Layak dipertimbangkan pernyataan Nadia Rahma Yusnita dari bird conservation society (Bicons ) yang menyesalkan kejadian tersebut dan menduga latahnya panitia karena tidak dibekali pemahaman yang cukup sehingga:
- Sambil menunggu giliran dilepaskan ke alam bebas, ke-200 burung pipit tersebut dijejalkan dalam satu kandang kecil sehingga kekurangan oksigen.
- Jam karetnya pejabat yang direncanakan membuka acara pada pukul 08.00 pagi tapi ternyata baru terlaksana pukul 11.00 WIB menyebabkan ke-200 burung kepanasan dan mati.
Harusnya kejadian ini menjadi pelajaran berharga untuk semua pihak. Sehingga tak luput dari pemberitaan media mainstream yang jeli meliput. Sayangnya hingga tulisan ini diposting tanggal 23 Juli 2012, hanya Endy Sulistiawan, aktifis lingkungan hidup dari Yayasan Kontak Bandung yang mengunggah foto tersebut di Berita Foto Kompas.com.

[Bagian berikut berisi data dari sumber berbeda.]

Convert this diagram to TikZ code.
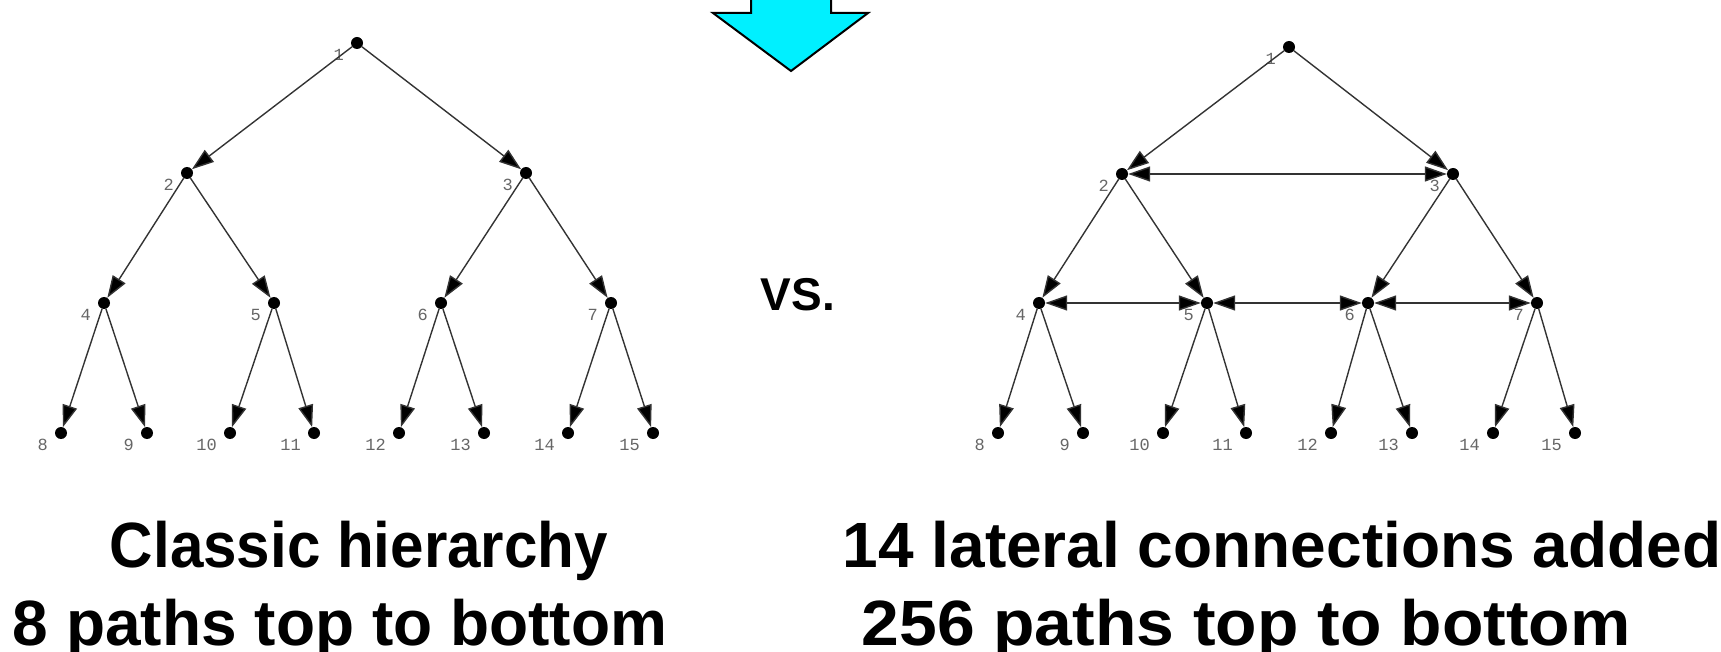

Sedangkan yang lainnya? Senyap! Mungkin karena seperti masyarakat awam umumnya yang memandang bahwa burung-burung tersebut hanya sekedar objek. Hanya sekedar bagian seremonial. Nyawanya ngga penting!
Padahal apabila mau dicermati, langkah panitia sudah salah semenjak awal. Tidak hanya acara pelepasan burung yang nggak nyambung dengan Hari Koperasi 2012. Tetapi juga salah memilih jenis burung. Apabila burung-burung ini dilepaskan , akan makan apa mereka? Karena daerah perkotaan bukanlah habitat para burung pemakan biji-bijian ini. Dilain pihak harga urband bird memang mahal, tapi bukan berarti harus menggantinya dengan yang murah.

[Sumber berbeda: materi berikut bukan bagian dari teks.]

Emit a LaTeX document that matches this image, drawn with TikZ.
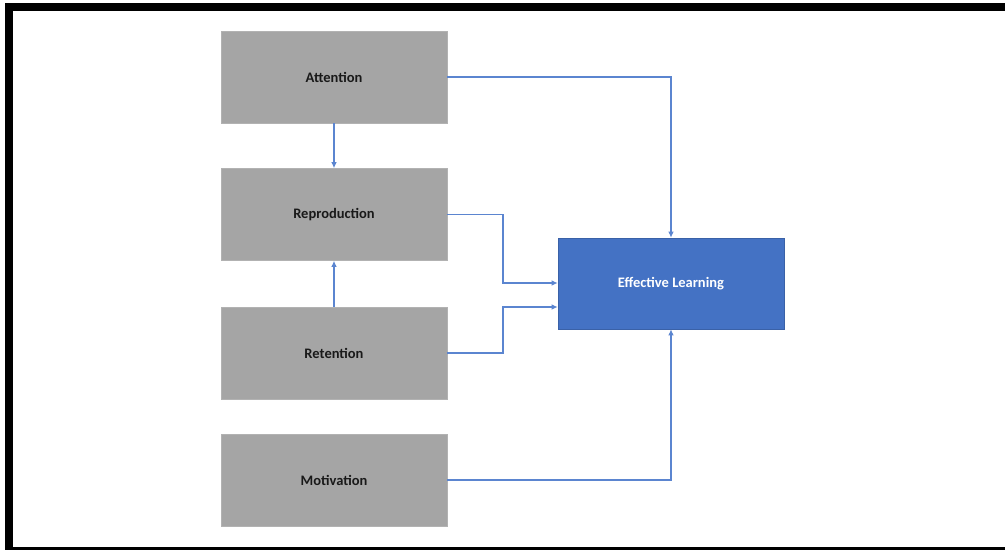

Sudah seharusnya merubah cara pandang. Burung pipit bukan sekedar mahluk tak dikehendaki karena hanya mematuk padi disawah sehingga diperlukan orang-orangan sawah untuk mengusirnya. Tetapi mereka adalah bagian ekosistem yang diperlukan untuk lingkungan hidup yang berkelanjutan.
Burung pipit dan berbagai fauna lainnya akan datang, menjadi bagian ekosistem apabila lingkungan hidup yang ada cukup kondusif. Mereka bahkan bisa mencari makan di antara sampah yang menumpuk. Tetapi keberadaannya tidak serta merta. Harus ada proses. Sebagian dari mereka akan mati. Sebagian lagi berkembang biak dalam lingkungan hidup penuh polutan.

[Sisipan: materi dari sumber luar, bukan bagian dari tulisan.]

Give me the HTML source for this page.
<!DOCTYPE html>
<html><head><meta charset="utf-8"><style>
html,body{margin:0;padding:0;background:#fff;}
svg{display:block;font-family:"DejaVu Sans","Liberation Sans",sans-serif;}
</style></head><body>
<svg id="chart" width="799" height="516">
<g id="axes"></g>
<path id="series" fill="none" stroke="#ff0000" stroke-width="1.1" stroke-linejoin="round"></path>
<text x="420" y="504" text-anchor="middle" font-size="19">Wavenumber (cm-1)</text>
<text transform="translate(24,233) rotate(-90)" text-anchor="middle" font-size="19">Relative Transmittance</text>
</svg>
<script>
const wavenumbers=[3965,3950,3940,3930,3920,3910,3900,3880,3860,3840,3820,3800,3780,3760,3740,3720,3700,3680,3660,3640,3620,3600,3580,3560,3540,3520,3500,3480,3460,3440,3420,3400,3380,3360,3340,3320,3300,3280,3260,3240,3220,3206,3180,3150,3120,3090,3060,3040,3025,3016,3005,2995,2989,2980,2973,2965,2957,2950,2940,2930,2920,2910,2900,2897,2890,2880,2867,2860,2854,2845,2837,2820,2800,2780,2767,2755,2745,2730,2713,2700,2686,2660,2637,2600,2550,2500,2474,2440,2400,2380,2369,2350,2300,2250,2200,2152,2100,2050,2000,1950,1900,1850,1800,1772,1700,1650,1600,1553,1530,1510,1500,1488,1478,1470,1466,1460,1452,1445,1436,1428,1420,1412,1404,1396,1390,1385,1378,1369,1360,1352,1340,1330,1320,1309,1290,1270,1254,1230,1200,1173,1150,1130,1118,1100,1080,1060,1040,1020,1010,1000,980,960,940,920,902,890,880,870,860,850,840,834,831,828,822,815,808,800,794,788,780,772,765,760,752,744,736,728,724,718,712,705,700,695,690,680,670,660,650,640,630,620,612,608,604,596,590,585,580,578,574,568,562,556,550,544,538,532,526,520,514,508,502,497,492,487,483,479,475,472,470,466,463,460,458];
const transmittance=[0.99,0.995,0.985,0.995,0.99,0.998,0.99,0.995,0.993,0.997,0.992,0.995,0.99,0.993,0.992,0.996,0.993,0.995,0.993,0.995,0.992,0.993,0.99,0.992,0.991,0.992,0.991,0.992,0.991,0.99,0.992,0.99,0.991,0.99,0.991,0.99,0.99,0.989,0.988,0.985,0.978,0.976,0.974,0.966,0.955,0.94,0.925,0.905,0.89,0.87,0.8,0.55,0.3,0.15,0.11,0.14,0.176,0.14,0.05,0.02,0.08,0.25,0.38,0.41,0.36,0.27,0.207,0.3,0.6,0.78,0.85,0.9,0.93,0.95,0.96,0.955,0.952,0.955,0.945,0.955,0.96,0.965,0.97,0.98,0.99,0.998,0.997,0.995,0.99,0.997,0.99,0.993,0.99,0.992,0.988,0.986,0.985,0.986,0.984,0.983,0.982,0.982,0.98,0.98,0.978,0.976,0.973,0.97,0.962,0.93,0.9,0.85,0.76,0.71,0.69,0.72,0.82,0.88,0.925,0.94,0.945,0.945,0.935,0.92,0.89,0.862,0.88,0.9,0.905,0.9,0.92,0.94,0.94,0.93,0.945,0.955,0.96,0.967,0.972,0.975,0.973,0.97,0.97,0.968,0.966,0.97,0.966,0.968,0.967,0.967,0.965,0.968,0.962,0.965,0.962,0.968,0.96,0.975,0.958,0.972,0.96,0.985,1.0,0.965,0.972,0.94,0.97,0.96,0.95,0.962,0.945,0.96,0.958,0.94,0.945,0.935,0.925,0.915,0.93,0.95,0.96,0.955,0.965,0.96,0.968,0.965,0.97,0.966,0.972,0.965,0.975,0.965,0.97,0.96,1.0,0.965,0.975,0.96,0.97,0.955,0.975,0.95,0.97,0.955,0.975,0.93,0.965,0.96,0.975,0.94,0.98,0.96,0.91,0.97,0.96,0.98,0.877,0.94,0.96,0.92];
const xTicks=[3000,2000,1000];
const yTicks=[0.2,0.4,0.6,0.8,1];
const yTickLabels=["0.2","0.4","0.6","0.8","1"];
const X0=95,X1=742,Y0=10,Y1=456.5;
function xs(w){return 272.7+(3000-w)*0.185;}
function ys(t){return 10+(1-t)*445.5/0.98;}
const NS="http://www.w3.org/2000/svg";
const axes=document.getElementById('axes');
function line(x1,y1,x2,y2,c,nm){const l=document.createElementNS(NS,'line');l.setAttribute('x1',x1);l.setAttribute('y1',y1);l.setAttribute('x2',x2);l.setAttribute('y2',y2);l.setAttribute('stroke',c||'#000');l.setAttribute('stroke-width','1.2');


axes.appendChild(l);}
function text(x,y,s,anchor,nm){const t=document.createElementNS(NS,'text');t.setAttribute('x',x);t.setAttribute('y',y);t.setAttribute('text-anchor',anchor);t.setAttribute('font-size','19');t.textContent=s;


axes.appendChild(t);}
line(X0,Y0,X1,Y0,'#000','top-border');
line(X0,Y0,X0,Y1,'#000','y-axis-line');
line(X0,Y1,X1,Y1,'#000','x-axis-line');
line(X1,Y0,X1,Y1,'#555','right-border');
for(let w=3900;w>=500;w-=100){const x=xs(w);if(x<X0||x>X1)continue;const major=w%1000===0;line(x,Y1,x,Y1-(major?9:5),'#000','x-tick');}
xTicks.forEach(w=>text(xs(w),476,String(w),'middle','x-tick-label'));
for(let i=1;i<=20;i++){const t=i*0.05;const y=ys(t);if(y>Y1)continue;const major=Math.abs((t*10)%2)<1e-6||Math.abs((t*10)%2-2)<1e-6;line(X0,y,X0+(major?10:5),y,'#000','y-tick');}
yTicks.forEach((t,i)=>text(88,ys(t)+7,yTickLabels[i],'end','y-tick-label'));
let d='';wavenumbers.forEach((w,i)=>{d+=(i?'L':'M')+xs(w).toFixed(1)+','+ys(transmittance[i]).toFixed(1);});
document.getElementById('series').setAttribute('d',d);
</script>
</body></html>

Bisa dibayangkan burung pipit sebagai bagian seremonial dilepaskan begitu saja. Tanpa mau tahu bahwa “dunia kejam” menunggu. Dunia yang siap memangsa dan menyebabkan mereka mati. Sehingga kalaupun tidak mati dalam kandang, mereka akan berhadapan dengan kehidupan yang siap memangsa nyawa. Mulai dari kebingungan mencari makan, adanya predator hingga kebutuhan akan “rumah” yang nyaman.
Karena itu sudah waktunya untuk menghentikan kebiasaan melepaskan burung pada acara seremonial. Mereka adalah mahluk bernyawa ciptaan Tuhan yang harus dihargai setiap tarikan nafasnya. Membiarkan peristiwa ini berlalu begitu saja sama biadabnya dengan pembantaian mahluk bernyawa lainnya. Mati karena keteledoran.
Peristiwa yang sama tidak boleh terulang. Khusus bagi panitia penyelenggara, harus ada teguran dan peringatan. Mereka tidak berhak menyabut nyawa mahluk ciptaan Tuhan dengan sewenang-wenang. Sekecil apapun mahluk itu. Karena mereka bukan penciptanya.